== What the exercise asks ==
Omit every picture and output the rest of the records exactly as they are.

── Given records

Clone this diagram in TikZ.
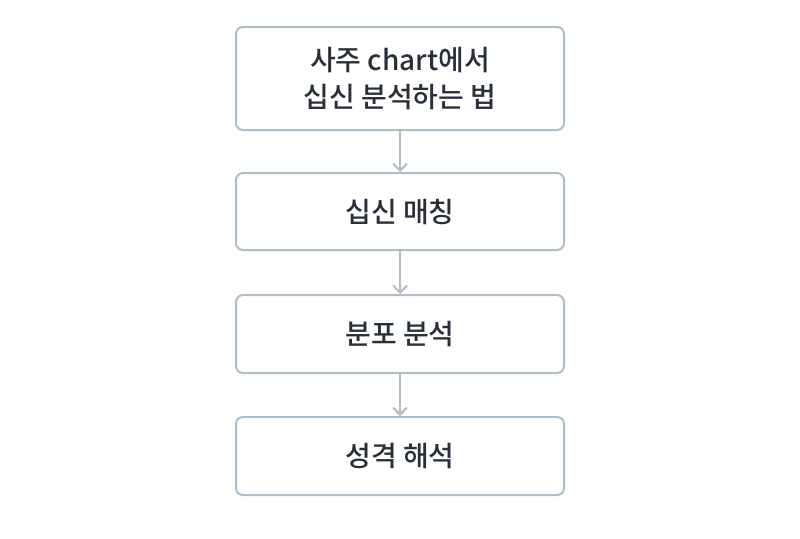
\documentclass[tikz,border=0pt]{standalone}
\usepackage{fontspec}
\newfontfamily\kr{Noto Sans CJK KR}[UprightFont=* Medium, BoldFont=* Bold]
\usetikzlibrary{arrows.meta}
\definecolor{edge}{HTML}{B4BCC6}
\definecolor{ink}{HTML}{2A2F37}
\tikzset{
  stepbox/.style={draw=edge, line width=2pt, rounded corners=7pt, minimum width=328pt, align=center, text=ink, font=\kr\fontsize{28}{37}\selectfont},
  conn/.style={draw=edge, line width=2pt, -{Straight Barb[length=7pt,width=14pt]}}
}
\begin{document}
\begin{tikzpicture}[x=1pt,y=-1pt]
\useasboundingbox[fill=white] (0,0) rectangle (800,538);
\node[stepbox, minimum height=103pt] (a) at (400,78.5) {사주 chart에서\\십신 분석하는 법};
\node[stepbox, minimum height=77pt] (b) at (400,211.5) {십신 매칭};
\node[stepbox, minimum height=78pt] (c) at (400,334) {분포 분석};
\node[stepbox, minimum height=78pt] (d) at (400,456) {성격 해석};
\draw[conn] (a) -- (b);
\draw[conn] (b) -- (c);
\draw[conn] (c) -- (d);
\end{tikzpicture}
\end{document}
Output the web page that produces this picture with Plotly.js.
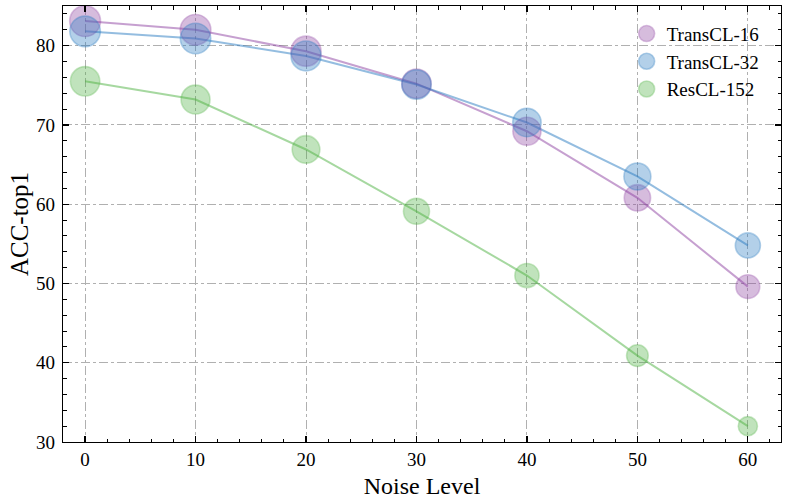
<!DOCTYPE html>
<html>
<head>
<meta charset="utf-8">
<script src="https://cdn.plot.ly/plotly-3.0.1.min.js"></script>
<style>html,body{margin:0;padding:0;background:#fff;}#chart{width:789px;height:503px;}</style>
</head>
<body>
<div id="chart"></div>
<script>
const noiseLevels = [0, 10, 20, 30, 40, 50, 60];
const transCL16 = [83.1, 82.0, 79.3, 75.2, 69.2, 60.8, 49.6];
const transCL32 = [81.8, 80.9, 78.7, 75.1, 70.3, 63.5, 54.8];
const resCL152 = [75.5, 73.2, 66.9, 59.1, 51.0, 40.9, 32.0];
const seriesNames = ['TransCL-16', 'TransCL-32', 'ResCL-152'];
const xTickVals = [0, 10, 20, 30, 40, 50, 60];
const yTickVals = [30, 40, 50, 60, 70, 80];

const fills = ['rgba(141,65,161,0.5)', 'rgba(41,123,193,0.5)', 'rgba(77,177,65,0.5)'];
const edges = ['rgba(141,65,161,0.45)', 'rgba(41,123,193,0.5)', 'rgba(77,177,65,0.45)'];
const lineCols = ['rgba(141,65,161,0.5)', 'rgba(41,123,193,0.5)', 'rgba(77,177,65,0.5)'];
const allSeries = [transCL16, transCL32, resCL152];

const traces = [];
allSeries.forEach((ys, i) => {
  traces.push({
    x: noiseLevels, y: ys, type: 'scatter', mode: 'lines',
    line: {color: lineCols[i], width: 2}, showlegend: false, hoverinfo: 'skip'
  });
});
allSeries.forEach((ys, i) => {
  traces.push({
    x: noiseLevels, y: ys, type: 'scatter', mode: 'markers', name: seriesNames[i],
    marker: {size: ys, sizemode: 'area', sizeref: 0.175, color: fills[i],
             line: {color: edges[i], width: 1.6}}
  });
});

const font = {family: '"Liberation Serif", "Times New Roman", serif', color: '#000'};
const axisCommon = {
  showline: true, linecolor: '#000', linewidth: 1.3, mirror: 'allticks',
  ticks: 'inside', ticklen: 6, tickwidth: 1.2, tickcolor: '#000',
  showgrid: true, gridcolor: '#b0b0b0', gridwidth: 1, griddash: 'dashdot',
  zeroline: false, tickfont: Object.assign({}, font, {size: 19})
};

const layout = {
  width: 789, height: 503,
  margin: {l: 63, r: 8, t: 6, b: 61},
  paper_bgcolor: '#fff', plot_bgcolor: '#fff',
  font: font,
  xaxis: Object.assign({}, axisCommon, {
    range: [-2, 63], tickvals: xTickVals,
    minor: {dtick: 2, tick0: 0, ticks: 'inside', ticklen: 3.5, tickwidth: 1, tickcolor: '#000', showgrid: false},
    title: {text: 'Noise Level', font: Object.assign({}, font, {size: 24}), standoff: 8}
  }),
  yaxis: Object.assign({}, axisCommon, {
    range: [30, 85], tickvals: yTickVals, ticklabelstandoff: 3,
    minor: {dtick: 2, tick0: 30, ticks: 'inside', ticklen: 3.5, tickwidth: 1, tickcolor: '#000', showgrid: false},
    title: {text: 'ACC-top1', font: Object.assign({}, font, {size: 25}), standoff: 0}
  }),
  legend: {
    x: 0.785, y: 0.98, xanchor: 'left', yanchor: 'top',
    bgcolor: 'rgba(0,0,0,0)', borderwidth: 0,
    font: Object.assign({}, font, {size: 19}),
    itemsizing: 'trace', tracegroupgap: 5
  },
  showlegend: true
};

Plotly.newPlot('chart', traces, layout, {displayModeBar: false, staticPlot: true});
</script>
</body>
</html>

────

== Task output ==
Clone this diagram in TikZ.
\documentclass[tikz,border=0pt]{standalone}
\usepackage{fontspec}
\newfontfamily\kr{Noto Sans CJK KR}[UprightFont=* Medium, BoldFont=* Bold]
\usetikzlibrary{arrows.meta}
\definecolor{edge}{HTML}{B4BCC6}
\definecolor{ink}{HTML}{2A2F37}
\tikzset{
  stepbox/.style={draw=edge, line width=2pt, rounded corners=7pt, minimum width=328pt, align=center, text=ink, font=\kr\fontsize{28}{37}\selectfont},
  conn/.style={draw=edge, line width=2pt, -{Straight Barb[length=7pt,width=14pt]}}
}
\begin{document}
\begin{tikzpicture}[x=1pt,y=-1pt]
\useasboundingbox[fill=white] (0,0) rectangle (800,538);
\node[stepbox, minimum height=103pt] (a) at (400,78.5) {사주 chart에서\\십신 분석하는 법};
\node[stepbox, minimum height=77pt] (b) at (400,211.5) {십신 매칭};
\node[stepbox, minimum height=78pt] (c) at (400,334) {분포 분석};
\node[stepbox, minimum height=78pt] (d) at (400,456) {성격 해석};
\draw[conn] (a) -- (b);
\draw[conn] (b) -- (c);
\draw[conn] (c) -- (d);
\end{tikzpicture}
\end{document}
Output the web page that produces this picture with Plotly.js.
<!DOCTYPE html>
<html>
<head>
<meta charset="utf-8">
<script src="https://cdn.plot.ly/plotly-3.0.1.min.js"></script>
<style>html,body{margin:0;padding:0;background:#fff;}#chart{width:789px;height:503px;}</style>
</head>
<body>
<div id="chart"></div>
<script>
const noiseLevels = [0, 10, 20, 30, 40, 50, 60];
const transCL16 = [83.1, 82.0, 79.3, 75.2, 69.2, 60.8, 49.6];
const transCL32 = [81.8, 80.9, 78.7, 75.1, 70.3, 63.5, 54.8];
const resCL152 = [75.5, 73.2, 66.9, 59.1, 51.0, 40.9, 32.0];
const seriesNames = ['TransCL-16', 'TransCL-32', 'ResCL-152'];
const xTickVals = [0, 10, 20, 30, 40, 50, 60];
const yTickVals = [30, 40, 50, 60, 70, 80];

const fills = ['rgba(141,65,161,0.5)', 'rgba(41,123,193,0.5)', 'rgba(77,177,65,0.5)'];
const edges = ['rgba(141,65,161,0.45)', 'rgba(41,123,193,0.5)', 'rgba(77,177,65,0.45)'];
const lineCols = ['rgba(141,65,161,0.5)', 'rgba(41,123,193,0.5)', 'rgba(77,177,65,0.5)'];
const allSeries = [transCL16, transCL32, resCL152];

const traces = [];
allSeries.forEach((ys, i) => {
  traces.push({
    x: noiseLevels, y: ys, type: 'scatter', mode: 'lines',
    line: {color: lineCols[i], width: 2}, showlegend: false, hoverinfo: 'skip'
  });
});
allSeries.forEach((ys, i) => {
  traces.push({
    x: noiseLevels, y: ys, type: 'scatter', mode: 'markers', name: seriesNames[i],
    marker: {size: ys, sizemode: 'area', sizeref: 0.175, color: fills[i],
             line: {color: edges[i], width: 1.6}}
  });
});

const font = {family: '"Liberation Serif", "Times New Roman", serif', color: '#000'};
const axisCommon = {
  showline: true, linecolor: '#000', linewidth: 1.3, mirror: 'allticks',
  ticks: 'inside', ticklen: 6, tickwidth: 1.2, tickcolor: '#000',
  showgrid: true, gridcolor: '#b0b0b0', gridwidth: 1, griddash: 'dashdot',
  zeroline: false, tickfont: Object.assign({}, font, {size: 19})
};

const layout = {
  width: 789, height: 503,
  margin: {l: 63, r: 8, t: 6, b: 61},
  paper_bgcolor: '#fff', plot_bgcolor: '#fff',
  font: font,
  xaxis: Object.assign({}, axisCommon, {
    range: [-2, 63], tickvals: xTickVals,
    minor: {dtick: 2, tick0: 0, ticks: 'inside', ticklen: 3.5, tickwidth: 1, tickcolor: '#000', showgrid: false},
    title: {text: 'Noise Level', font: Object.assign({}, font, {size: 24}), standoff: 8}
  }),
  yaxis: Object.assign({}, axisCommon, {
    range: [30, 85], tickvals: yTickVals, ticklabelstandoff: 3,
    minor: {dtick: 2, tick0: 30, ticks: 'inside', ticklen: 3.5, tickwidth: 1, tickcolor: '#000', showgrid: false},
    title: {text: 'ACC-top1', font: Object.assign({}, font, {size: 25}), standoff: 0}
  }),
  legend: {
    x: 0.785, y: 0.98, xanchor: 'left', yanchor: 'top',
    bgcolor: 'rgba(0,0,0,0)', borderwidth: 0,
    font: Object.assign({}, font, {size: 19}),
    itemsizing: 'trace', tracegroupgap: 5
  },
  showlegend: true
};

Plotly.newPlot('chart', traces, layout, {displayModeBar: false, staticPlot: true});
</script>
</body>
</html>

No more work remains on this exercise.